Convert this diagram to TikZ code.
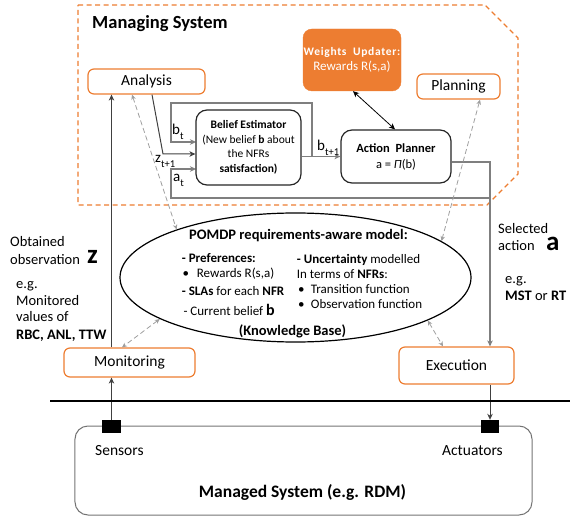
\documentclass[tikz,border=0pt]{standalone}
\usepackage{fontspec}
\setmainfont{Carlito}
\usetikzlibrary{arrows.meta,shapes.geometric}
\definecolor{org}{HTML}{ED7D31}
\definecolor{gl}{HTML}{7F7F7F}
\newcommand\fsz[1]{\fontsize{#1bp}{#1bp}\selectfont}
\newcommand\subt[1]{\raisebox{-0.3em}{\fontsize{10.5bp}{10.5bp}\selectfont #1}}
\begin{document}
\begin{tikzpicture}[x=1bp,y=-1bp,
  >={Stealth[length=6bp,width=5.5bp,inset=1.8bp]},
  obox/.style={draw=org, line width=1.2bp, rounded corners=6bp, fill=white, inner sep=0pt},
  kbox/.style={draw=black!85, line width=1.2bp, rounded corners=11bp, fill=white, inner sep=0pt, align=center},
  gline/.style={draw=gl, line width=1.1bp},
  dline/.style={draw=black!75, line width=1bp},
  dash2/.style={draw=gray!75, line width=0.8bp, dash pattern=on 5bp off 3bp,
     {Stealth[length=5bp,width=4.5bp,inset=1.5bp]}-{Stealth[length=5bp,width=4.5bp,inset=1.5bp]}},
  txt/.style={inner sep=0pt, anchor=base west},
  ctxt/.style={inner sep=0pt, anchor=base},
]
\useasboundingbox (0,0) rectangle (570,518);

% managing system outline
\draw[org, line width=1.2bp, dash pattern=on 5bp off 3.5bp]
  (78,5) -- (485,5) -- (518,38) -- (518,174) -- (487,205) -- (78,205) -- cycle;
\node[txt, font=\fsz{18.5}\bfseries] (mstitle) at (92,28.3) {Managing System};

% feedback loops behind boxes
\draw[gline,->] (312,156.5) -- (312,103) -- (171,103) -- (171,142) -- (196,142);
\draw[gline,->] (490,198) -- (171,198) -- (171,169) -- (196,169);

% boxes
\node[obox, minimum width=117bp, minimum height=25bp, font=\fsz{15.5}] (ana) at (146.5,81.5) {Analysis};
\node[obox, minimum width=83bp, minimum height=25bp, font=\fsz{15.5}] (pla) at (458.5,86.5) {Planning};
\node[fill=org, draw=org, rounded corners=9bp, minimum width=98bp, minimum height=62bp, inner sep=0pt,
      align=center, text=white] (wu) at (352,60)
  {{\fsz{11.5}\bfseries\addfontfeature{LetterSpace=6}Weights\ \ Updater:}\\[3bp]{\fsz{13}Rewards R(s,a)}};
\node[kbox, minimum width=105bp, minimum height=75bp, font=\fontsize{11.5bp}{14.5bp}\selectfont] (be) at (248.5,147.5)
  {\textbf{Belief Estimator}\\(New belief \textbf{b} about\\the NFRs\\\textbf{satisfaction)}};
\node[kbox, minimum width=110bp, minimum height=53bp, font=\fontsize{12.5bp}{16bp}\selectfont] (ap) at (396,156.5)
  {\textbf{Action\ \ Planner}\\a = \textit{Π}(b)};
\node[obox, minimum width=131bp, minimum height=29bp, font=\fsz{15.5}] (mon) at (129.5,362.5) {Monitoring};
\node[obox, minimum width=115bp, minimum height=37bp, font=\fsz{15.5}] (exe) at (456.5,365.5) {Execution};
\node[draw=gray!90!black, line width=1bp, rounded corners=13bp, minimum width=457bp, minimum height=89bp, inner sep=0pt] (mgd) at (303.5,470.5) {};
\node[fill=black, minimum width=19bp, minimum height=13bp, inner sep=0pt] (sen) at (111.5,426.5) {};
\node[fill=black, minimum width=18bp, minimum height=13bp, inner sep=0pt] (act) at (490,426.5) {};
\node[ellipse, draw, line width=1.2bp, minimum width=351bp, minimum height=129bp, inner sep=0pt] (kb) at (295.5,277.5) {};

% connectors
\draw[gline,->] (be.east |- ap.west) -- (ap.west);
\draw[gline,->] (ap.east |- 0,162) -- (490,162) -- (act.north |- exe.north);
\draw[dline,->] (152,0 |- ana.south) -- (163,154) -- (be.west |- 0,154);
\draw[dline,->] (sen.north |- mon.north) -- (sen.north |- ana.south);
\draw[dline,->] (sen.north) -- (sen.north |- mon.south);
\draw[dline,->] (act.north |- exe.south) -- (act.north);
\draw[black, line width=0.8bp, <->] (353,0 |- wu.south) -- (395,0 |- ap.north);
\draw[dash2] (132,0 |- ana.south) -- (kb.158);
\draw[dash2] (480,0 |- pla.south) -- (kb.14);
\draw[dash2] (kb.197) -- (122,0 |- mon.north);
\draw[dash2] (kb.-18) -- (443,0 |- exe.north);
\draw[line width=2bp] (50,401) -- (570,401);

% loop labels
\node[txt, font=\fsz{15}] (lbt) at (172,135) {b\subt{t}};
\node[txt, font=\fsz{15}] (lzt) at (155,163) {z\subt{t+1}};
\node[txt, font=\fsz{15}] (lat) at (173,182) {a\subt{t}};
\node[txt, font=\fsz{15}] (lbt1) at (317,151) {b\subt{t+1}};

% knowledge base text
\node[ctxt, font=\fsz{14.5}\bfseries] (kt) at (298.5,239.3) {POMDP requirements-aware model:};
\node[txt, font=\fsz{13}] (k1) at (181.7,262.7) {\textbf{- Preferences:}};
\node[txt, font=\fsz{13}] (k2) at (182.5,277.7) {•};
\node[txt, font=\fsz{13}] (k2b) at (196.7,277.7) {Rewards R(s,a)};
\node[txt, font=\fsz{13}] (k3) at (181.7,295) {\textbf{- SLAs} for each \textbf{NFR}};
\node[txt, font=\fsz{13}] (k4) at (183.3,315) {- Current belief {\fsz{16}\bfseries b}};
\node[txt, font=\fsz{13}] (k5) at (296.7,263.3) {\textbf{- Uncertainty} modelled};
\node[txt, font=\fsz{13}] (k6) at (296.7,278) {In terms of \textbf{NFRs}:};
\node[txt, font=\fsz{13}] (k7) at (298,293) {•};
\node[txt, font=\fsz{13}] (k7b) at (310.7,293) {Transition function};
\node[txt, font=\fsz{13}] (k8) at (298,308) {•};
\node[txt, font=\fsz{13}] (k8b) at (310.7,308) {Observation function};
\node[ctxt, font=\fsz{14.5}\bfseries] (kbt) at (292.5,335.7) {(Knowledge Base)};

% side texts left
\node[txt, font=\fsz{14.5}] (l1) at (10,246.7) {Obtained};
\node[txt, font=\fsz{14.5}] (l2) at (10,264) {observation};
\node[txt, font=\fsz{27}\bfseries] (lz) at (87,263) {z};
\node[txt, font=\fsz{14.5}] (l3) at (16,288) {e.g.};
\node[txt, font=\fsz{14.5}] (l4) at (16,305) {Monitored};
\node[txt, font=\fsz{14.5}] (l5) at (16,321.7) {values of};
\node[txt, font=\fsz{14.5}\bfseries] (l6) at (16,339.3) {RBC, ANL, TTW};

% side texts right
\node[txt, font=\fsz{14.5}] (r1) at (498,233.3) {Selected};
\node[txt, font=\fsz{14.5}] (r2) at (498,250.7) {action};
\node[txt, font=\fsz{27}\bfseries] (ra) at (546,250.7) {a};
\node[txt, font=\fsz{14.5}] (r3) at (505,283.3) {e.g.};
\node[txt, font=\fsz{14.5}] (r4) at (505,300.7) {\textbf{MST} or \textbf{RT}};

% managed system texts
\node[txt, font=\fsz{15.5}] (stxt) at (95,455) {Sensors};
\node[txt, font=\fsz{15.5}] (atxt) at (442,455) {Actuators};
\node[ctxt, font=\fsz{17.5}\bfseries] (mtxt) at (302.5,497.3) {Managed System (e.g. RDM)};
\end{tikzpicture}
\end{document}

Your goal: Would you reproduce the lines above, from the very first through the line containing "(171,169) -- (196,169);", exactly and without the pictures?

Result of the exercise:
Convert this diagram to TikZ code.
\documentclass[tikz,border=0pt]{standalone}
\usepackage{fontspec}
\setmainfont{Carlito}
\usetikzlibrary{arrows.meta,shapes.geometric}
\definecolor{org}{HTML}{ED7D31}
\definecolor{gl}{HTML}{7F7F7F}
\newcommand\fsz[1]{\fontsize{#1bp}{#1bp}\selectfont}
\newcommand\subt[1]{\raisebox{-0.3em}{\fontsize{10.5bp}{10.5bp}\selectfont #1}}
\begin{document}
\begin{tikzpicture}[x=1bp,y=-1bp,
  >={Stealth[length=6bp,width=5.5bp,inset=1.8bp]},
  obox/.style={draw=org, line width=1.2bp, rounded corners=6bp, fill=white, inner sep=0pt},
  kbox/.style={draw=black!85, line width=1.2bp, rounded corners=11bp, fill=white, inner sep=0pt, align=center},
  gline/.style={draw=gl, line width=1.1bp},
  dline/.style={draw=black!75, line width=1bp},
  dash2/.style={draw=gray!75, line width=0.8bp, dash pattern=on 5bp off 3bp,
     {Stealth[length=5bp,width=4.5bp,inset=1.5bp]}-{Stealth[length=5bp,width=4.5bp,inset=1.5bp]}},
  txt/.style={inner sep=0pt, anchor=base west},
  ctxt/.style={inner sep=0pt, anchor=base},
]
\useasboundingbox (0,0) rectangle (570,518);

% managing system outline
\draw[org, line width=1.2bp, dash pattern=on 5bp off 3.5bp]
  (78,5) -- (485,5) -- (518,38) -- (518,174) -- (487,205) -- (78,205) -- cycle;
\node[txt, font=\fsz{18.5}\bfseries] (mstitle) at (92,28.3) {Managing System};

% feedback loops behind boxes
\draw[gline,->] (312,156.5) -- (312,103) -- (171,103) -- (171,142) -- (196,142);
\draw[gline,->] (490,198) -- (171,198) -- (171,169) -- (196,169);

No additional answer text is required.